Павел тоже прошел было к машине, но сейчас же вернулся и протянул Сергею Ивановичу сверток, в котором было все то, что он взял из дому, чтобы передать зятю как гостинец.
— Что это? — спросил Сергей Иванович.
— «Столичная», бери, пригодится.
— Водка?
— Бери. Да не мудри, а звони, как выпишут.
В то время как Павел говорил ему эти последние слова, Сергей Иванович уже почти не слушал его; здоровой рукой прижимая сверток к себе, он смотрел на Юлию, лицо которой было хорошо видно в машине. Он снова заметил в глазах ее то, что испугало его в первую минуту встречи, когда он в палате подхватил падавшую Юлию; и снова — то же чувство, что он может потерять ее, пронзило его. Он говорил себе: «Нельзя отпускать, надо остановить машину и что-то предпринять, позвать сестру, врача, крикнуть», но он никого не звал, не кричал, а только глядел на машину и на жену, и, несмотря на все нехорошие мысли, приходившие ему (и в какие он все же не мог поверить), он улыбался ей той бессознательной, бессмысленной и как будто веселой, но на самом деле болезненно-вымученной улыбкой, какой (как и во все время встречи) хотел теперь, на дорогу, подбодрить и хоть немного успокоить ее.
— Ты не волнуйся! — все же крикнул он Юлии, как только «Запорожец» покатил в глубину улицы.
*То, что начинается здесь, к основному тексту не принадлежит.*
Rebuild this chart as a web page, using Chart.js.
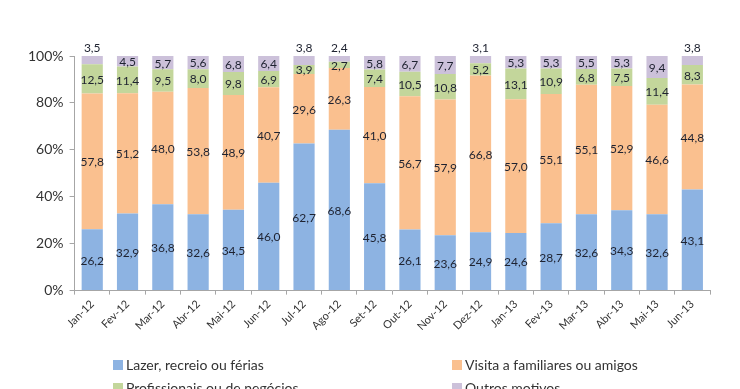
<!DOCTYPE html>
<html>
<head>
<meta charset="utf-8">
<script src="https://cdn.jsdelivr.net/npm/chart.js@4/dist/chart.umd.min.js"></script>
<style>
  html, body { margin: 0; padding: 0; background: #fff; }
  #wrap { width: 740px; height: 389px; }
</style>
</head>
<body>
<div id="wrap"><canvas id="chart"></canvas></div>
<script>
const months = ['Jan-12', 'Fev-12', 'Mar-12', 'Abr-12', 'Mai-12', 'Jun-12', 'Jul-12', 'Ago-12', 'Set-12',
  'Out-12', 'Nov-12', 'Dez-12', 'Jan-13', 'Fev-13', 'Mar-13', 'Abr-13', 'Mai-13', 'Jun-13'];
const lazer = [26.2, 32.9, 36.8, 32.6, 34.5, 46.0, 62.7, 68.6, 45.8, 26.1, 23.6, 24.9, 24.6, 28.7, 32.6, 34.3, 32.6, 43.1];
const visita = [57.8, 51.2, 48.0, 53.8, 48.9, 40.7, 29.6, 26.3, 41.0, 56.7, 57.9, 66.8, 57.0, 55.1, 55.1, 52.9, 46.6, 44.8];
const profissionais = [12.5, 11.4, 9.5, 8.0, 9.8, 6.9, 3.9, 2.7, 7.4, 10.5, 10.8, 5.2, 13.1, 10.9, 6.8, 7.5, 11.4, 8.3];
const outros = [3.5, 4.5, 5.7, 5.6, 6.8, 6.4, 3.8, 2.4, 5.8, 6.7, 7.7, 3.1, 5.3, 5.3, 5.5, 5.3, 9.4, 3.8];
const seriesNames = ['Lazer, recreio ou férias', 'Visita a familiares ou amigos', 'Profissionais ou de negócios', 'Outros motivos'];
const yTicks = [0, 20, 40, 60, 80, 100];

const colors = ['#8db3e2', '#fac08f', '#c3d69b', '#ccc1da'];
const fontFamily = 'Lato, "Liberation Sans", sans-serif';

// value labels inside each segment; small top ones go above the bar
const segmentLabels = {
  id: 'segmentLabels',
  afterDatasetsDraw(chart) {
    const ctx = chart.ctx;
    ctx.save();
    ctx.font = '12px ' + fontFamily;
    ctx.fillStyle = '#1e2230';
    ctx.textAlign = 'center';
    ctx.textBaseline = 'middle';
    chart.data.datasets.forEach((ds, i) => {
      chart.getDatasetMeta(i).data.forEach((bar, j) => {
        const v = ds.data[j];
        const text = v.toFixed(1).replace('.', ',');
        let y = (bar.y + bar.base) / 2;
        if (i === 3 && v < 4) y = bar.y - 9;
        ctx.fillText(text, bar.x, y + 1);
      });
    });
    ctx.restore();
  }
};

// two-column legend under the axis
const gridLegend = {
  id: 'gridLegend',
  afterDraw(chart) {
    const ctx = chart.ctx;
    const cols = [113, 452];
    const rows = [365, 388];
    ctx.save();
    ctx.font = '14px ' + fontFamily;
    ctx.textBaseline = 'middle';
    chart.data.datasets.forEach((ds, i) => {
      const x = cols[i % 2];
      const y = rows[Math.floor(i / 2)];
      ctx.fillStyle = ds.backgroundColor;
      ctx.fillRect(x, y - 5, 10, 10);
      ctx.fillStyle = '#333333';
      ctx.fillText(ds.label, x + 13, y);
    });
    ctx.restore();
  }
};

new Chart(document.getElementById('chart'), {
  type: 'bar',
  data: {
    labels: months,
    datasets: [lazer, visita, profissionais, outros].map((d, i) => ({
      label: seriesNames[i],
      data: d,
      backgroundColor: colors[i],
      borderWidth: 0,
      barPercentage: 0.6,
      categoryPercentage: 1.0
    }))
  },
  options: {
    responsive: true,
    maintainAspectRatio: false,
    animation: false,
    layout: { padding: { top: 56, left: 22, right: 30, bottom: 53 } },
    plugins: {
      legend: { display: false },
      tooltip: { enabled: false }
    },
    scales: {
      x: {
        stacked: true,
        grid: { display: true, drawOnChartArea: false, tickLength: 4, color: '#a6a6a6' },
        border: { color: '#a6a6a6' },
        ticks: {
          minRotation: 45,
          maxRotation: 45,
          color: '#333333',
          font: { family: fontFamily, size: 11 }
        }
      },
      y: {
        stacked: true,
        min: 0,
        max: 100,
        afterBuildTicks(axis) { axis.ticks = yTicks.map(v => ({ value: v })); },
        grid: { display: true, drawOnChartArea: false, tickLength: 5, color: '#a6a6a6' },
        border: { color: '#a6a6a6' },
        ticks: {
          padding: 6,
          color: '#333333',
          font: { family: fontFamily, size: 14 },
          callback: v => v + '%'
        }
      }
    }
  },
  plugins: [segmentLabels, gridLegend]
});
</script>
</body>
</html>
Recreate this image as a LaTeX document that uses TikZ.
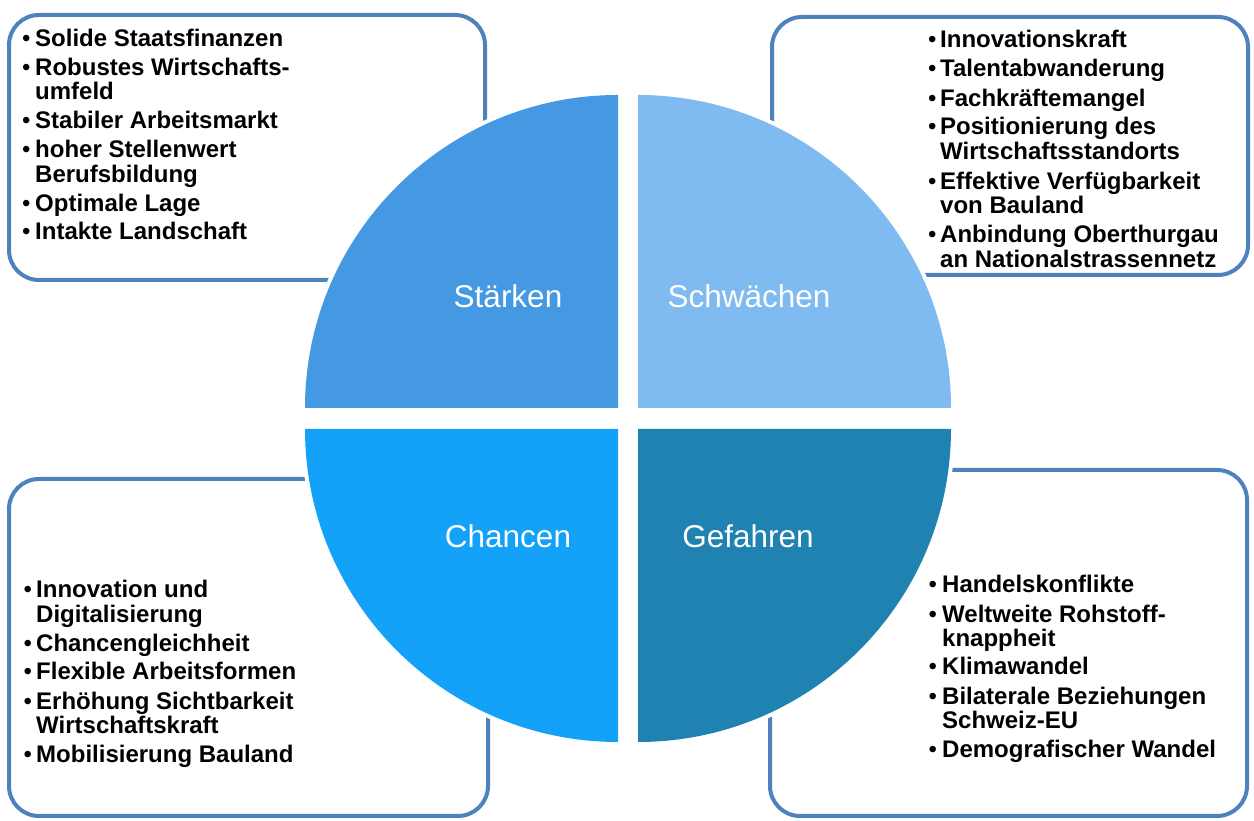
\documentclass[tikz,border=0pt]{standalone}
\usepackage{fontspec}
\setmainfont{Liberation Sans}
\definecolor{qTL}{RGB}{69,153,227}
\definecolor{qTR}{RGB}{127,186,240}
\definecolor{qBL}{RGB}{20,162,248}
\definecolor{qBR}{RGB}{31,130,176}
\definecolor{boxblue}{RGB}{79,129,189}
\begin{document}
\begin{tikzpicture}[x=1pt,y=1pt,
  listbox/.style={draw=boxblue, line width=4pt, fill=white, rounded corners=30pt, inner sep=0pt},
  quadout/.style={draw=white, line width=8pt, fill=white, line join=miter},
  itemtext/.style={anchor=base west, inner sep=0pt, font=\bfseries\fontsize{24}{25}\selectfont},
  bul/.style={anchor=base west, inner sep=0pt, font=\fontsize{24}{25}\selectfont},
  qlabel/.style={anchor=base, inner sep=0pt, text=white, font=\fontsize{31.5}{33}\selectfont}]
\useasboundingbox (0,0) rectangle (1254,821);
% boxes
\node[listbox, minimum width=476pt, minimum height=265pt] (boxTL) at (247,673.5) {};
\node[listbox, minimum width=476pt, minimum height=258pt] (boxTR) at (1010,675) {};
\node[listbox, minimum width=479pt, minimum height=337pt] (boxBL) at (248.5,173.5) {};
\node[listbox, minimum width=477pt, minimum height=346pt] (boxBR) at (1008.5,178) {};
% quadrant outlines (white halo)
\path[quadout] (618,413) -- (305,413) arc[start angle=180, end angle=90, radius=313] -- cycle;
\path[quadout] (638,413) -- (638,726) arc[start angle=90, end angle=0, radius=313] -- cycle;
\path[quadout] (618,392) -- (305,392) arc[start angle=180, end angle=270, radius=313] -- cycle;
\path[quadout] (638,392) -- (951,392) arc[start angle=0, end angle=-90, radius=313] -- cycle;
% quadrants
\fill[qTL] (618,413) -- (305,413) arc[start angle=180, end angle=90, radius=313] -- cycle;
\fill[qTR] (638,413) -- (638,726) arc[start angle=90, end angle=0, radius=313] -- cycle;
\fill[qBL] (618,392) -- (305,392) arc[start angle=180, end angle=270, radius=313] -- cycle;
\fill[qBR] (638,392) -- (951,392) arc[start angle=0, end angle=-90, radius=313] -- cycle;
% labels
\node[qlabel] (lS) at (508,513) {Stärken};
\node[qlabel] (lW) at (749,513) {Schwächen};
\node[qlabel] (lC) at (508,273) {Chancen};
\node[qlabel] (lG) at (748,273) {Gefahren};
% TL list
\foreach \tx/\yy [count=\i] in {Solide Staatsfinanzen/47, Robustes Wirtschafts-/76, umfeld/100, Stabiler Arbeitsmarkt/129, hoher Stellenwert/158, Berufsbildung/183, Optimale Lage/212, Intakte Landschaft/240}
  \node[itemtext] (tl\i) at (35,821-\yy) {\tx};
\foreach \yy [count=\i] in {47,76,129,158,212,240}
  \node[bul] (tlb\i) at (22,821-\yy) {•};
% TR list
\foreach \tx/\yy [count=\i] in {Innovationskraft/48, Talentabwanderung/77, Fachkräftemangel/107, Positionierung des/135, Wirtschaftsstandorts/160, Effektive Verfügbarkeit/190, von Bauland/214, Anbindung Oberthurgau/243, an Nationalstrassennetz/268}
  \node[itemtext] (tr\i) at (940,821-\yy) {\tx};
\foreach \yy [count=\i] in {48,77,107,135,190,243}
  \node[bul] (trb\i) at (928,821-\yy) {•};
% BL list
\foreach \tx/\yy [count=\i] in {Innovation und/598, Digitalisierung/623, Chancengleichheit/652, Flexible Arbeitsformen/680, Erhöhung Sichtbarkeit/710, Wirtschaftskraft/734, Mobilisierung Bauland/763}
  \node[itemtext] (bl\i) at (36,821-\yy) {\tx};
\foreach \yy [count=\i] in {598,652,680,710,763}
  \node[bul] (blb\i) at (23.5,821-\yy) {•};
% BR list
\foreach \tx/\yy [count=\i] in {Handelskonflikte/593, Weltweite Rohstoff-/623, knappheit/647, Klimawandel/675, Bilaterale Beziehungen/705, Schweiz-EU/729, Demografischer Wandel/758}
  \node[itemtext] (br\i) at (942,821-\yy) {\tx};
\foreach \yy [count=\i] in {593,623,675,705,758}
  \node[bul] (brb\i) at (928.5,821-\yy) {•};
\end{tikzpicture}
\end{document}
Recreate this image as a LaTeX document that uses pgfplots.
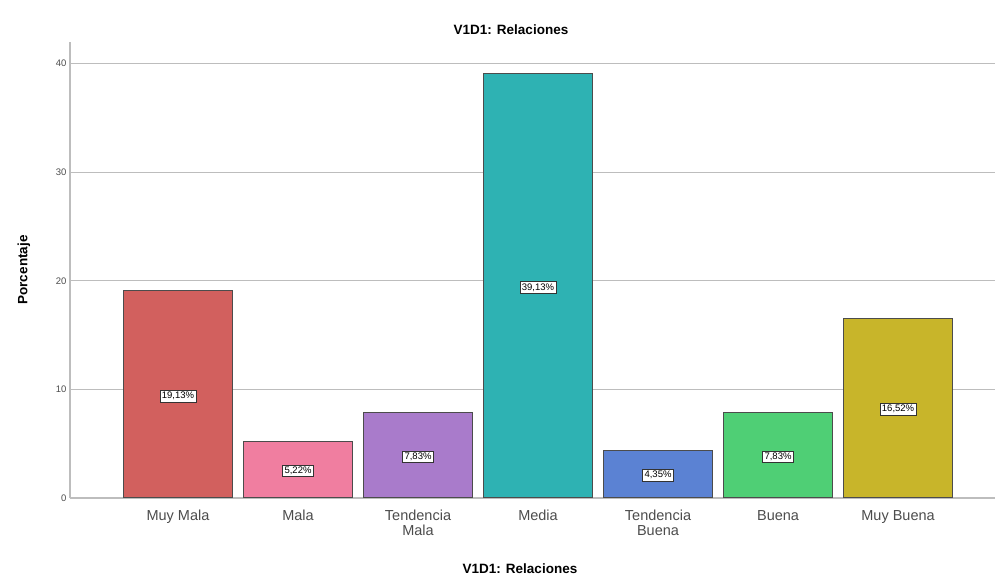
\documentclass[border=0pt]{standalone}
\usepackage{pgfplots}
\pgfplotsset{compat=1.18}
\usepackage{fontspec}
\setmainfont{Liberation Sans}
\definecolor{c1}{HTML}{D2605E}
\definecolor{c2}{HTML}{F07EA0}
\definecolor{c3}{HTML}{A97BCB}
\definecolor{c4}{HTML}{2EB2B3}
\definecolor{c5}{HTML}{5B82D3}
\definecolor{c6}{HTML}{4FCF75}
\definecolor{c7}{HTML}{C8B52A}
\definecolor{gridc}{HTML}{BDBDBD}
\begin{document}
\begin{tikzpicture}[x=1pt,y=1pt]
\useasboundingbox (-70,-85) rectangle (925,498);
\begin{axis}[
  at={(0,0)}, anchor=south west,
  scale only axis, width=925pt, height=456pt,
  xmin=-0.9, xmax=6.808, ymin=0, ymax=42,
  axis x line=none,
  axis y line*=left,
  y axis line style={gridc, line width=1.2pt, -},
  ytick={0,10,20,30,40},
  ymajorgrids, grid style={gridc, line width=1.2pt},
  major tick length=4pt,
  ytick style={gridc, line width=0.8pt},
  yticklabel style={font=\fontsize{9.5}{10}\selectfont, text=black!70},
  /pgf/number format/assume math mode=true,
  ybar, bar width=0.91, bar shift=0pt,
  clip=false,
]
\addplot[fill=c1, draw=black!70, line width=1pt] coordinates {(0,19.13)};
\addplot[fill=c2, draw=black!70, line width=1pt] coordinates {(1,5.22)};
\addplot[fill=c3, draw=black!70, line width=1pt] coordinates {(2,7.83)};
\addplot[fill=c4, draw=black!70, line width=1pt] coordinates {(3,39.13)};
\addplot[fill=c5, draw=black!70, line width=1pt] coordinates {(4,4.35)};
\addplot[fill=c6, draw=black!70, line width=1pt] coordinates {(5,7.83)};
\addplot[fill=c7, draw=black!70, line width=1pt] coordinates {(6,16.52)};
\addplot[draw=none, fill=none, nodes near coords, point meta=explicit symbolic,
  every node near coord/.style={anchor=center, fill=white, draw=black!80, line width=0.6pt,
  inner sep=2pt, font=\fontsize{9.5}{10}\selectfont}]
  coordinates {
  (0,9.4) [19{,}13\%]
  (1,2.5) [5{,}22\%]
  (2,3.8) [7{,}83\%]
  (3,19.4) [39{,}13\%]
  (4,2.1) [4{,}35\%]
  (5,3.8) [7{,}83\%]
  (6,8.2) [16{,}52\%]
  };
\foreach \i/\lab in {0/Muy Mala,1/Mala,2/Tendencia\\Mala,3/Media,4/Tendencia\\Buena,5/Buena,6/Muy Buena}{
  \edef\temp{\noexpand\node[anchor=north, align=center, font=\noexpand\fontsize{14.5}{15.5}\noexpand\selectfont, text=black!70, inner sep=0pt] at (axis cs:\i,0) [yshift=-11pt] {\noexpand\strut\unexpanded\expandafter{\lab}};}
  \temp
}
\end{axis}
\node[font=\bfseries\fontsize{13.5}{14}\selectfont] at (441,468) {V1D1: Relaciones};
\node[font=\bfseries\fontsize{13.5}{14}\selectfont] at (450,-71) {V1D1: Relaciones};
\node[font=\bfseries\fontsize{13.5}{14}\selectfont, rotate=90] at (-46,228) {Porcentaje};
\end{tikzpicture}
\end{document}
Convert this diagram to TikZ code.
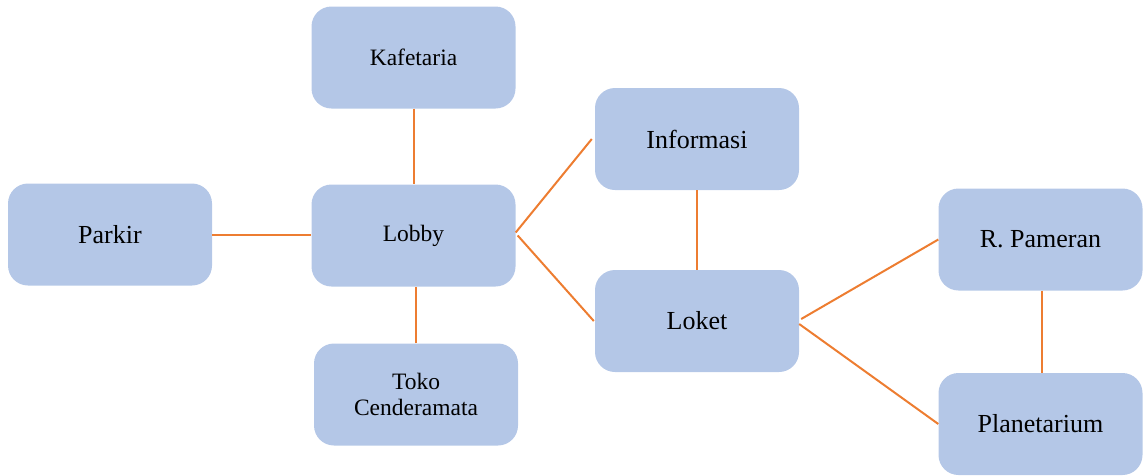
\documentclass[tikz,border=0pt]{standalone}
\usepackage{fontspec}
\setmainfont{Liberation Serif}
\definecolor{boxblue}{HTML}{B4C7E7}
\definecolor{linkorange}{HTML}{ED7D31}
\tikzset{
  room/.style={fill=boxblue, draw=none, rounded corners=20pt, minimum width=204pt, minimum height=102pt, inner sep=0pt, align=center, text=black},
  small/.style={room, font=\fontsize{23.5}{26}\selectfont},
  big/.style={room, font=\fontsize{26}{30}\selectfont},
  link/.style={draw=linkorange, line width=2pt}
}
\begin{document}
\begin{tikzpicture}[x=1pt,y=-1pt]
\useasboundingbox (0,0) rectangle (1144,475);
\node[small] (kaf) at (413.5,57.5) {Kafetaria};
\node[big] (parkir) at (110,234.5) {Parkir};
\node[small] (lobby) at (413.5,235.5) {Lobby};
\node[small] (toko) at (416,394.5) {Toko\\Cenderamata};
\node[big] (info) at (697,139) {Informasi};
\node[big] (loket) at (697,321) {Loket};
\node[big] (pameran) at (1040.5,239.5) {R. Pameran};
\node[big] (planet) at (1040.5,424) {Planetarium};
\draw[link] (kaf.south) -- (lobby.north);
\draw[link] (parkir.east) -- (lobby.west |- parkir.east);
\draw[link] (toko.north) -- (toko.north |- lobby.south);
\draw[link] ([yshift=3pt]lobby.east) -- ([xshift=-3pt]info.west);
\draw[link] ([xshift=2pt]lobby.east) -- ([xshift=-1pt]loket.west);
\draw[link] (info.south) -- (loket.north);
\draw[link] ([xshift=2pt,yshift=2pt]loket.east) -- (pameran.west);
\draw[link] ([yshift=-3pt]loket.east) -- (planet.west);
\draw[link] ([xshift=1.5pt]pameran.south) -- ([xshift=1.5pt]planet.north);
\end{tikzpicture}
\end{document}
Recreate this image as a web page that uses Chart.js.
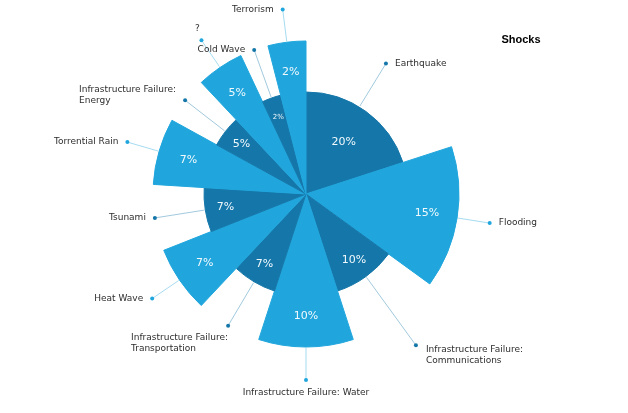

Постояв еще минуту, пока дорога опустела, Сергей Иванович вернулся в палату — все в том же тяжелом настроении, как проводил Юлию и Павла; но когда принесли ужин, и когда зашла дежурная сестра, с вечерним обходом проходившая по палатам, и когда особенно пришел больной из соседней палаты (больной этот был старик, положенный с тромбом на ноге) — весь прежний больничный мир со всеми своими печалями, радостями, раздумьями, и планами, и ожиданием дня, когда можно будет заменить наконец однотонную коричневую пижаму на брюки, пиджак и рубашку, постепенно окружил и вошел в Сергея Ивановича.
Перед сном он снова вспомнил Павла и Юлию и, подумав, как они доехали, долго затем ворочался на продавленной больничной кровати.
Весь обратный путь Павел ехал молча.
Когда проезжали Каменку, только еще вечерело; когда же подъезжали к Мокше, было уже темно, и Павел включил фары.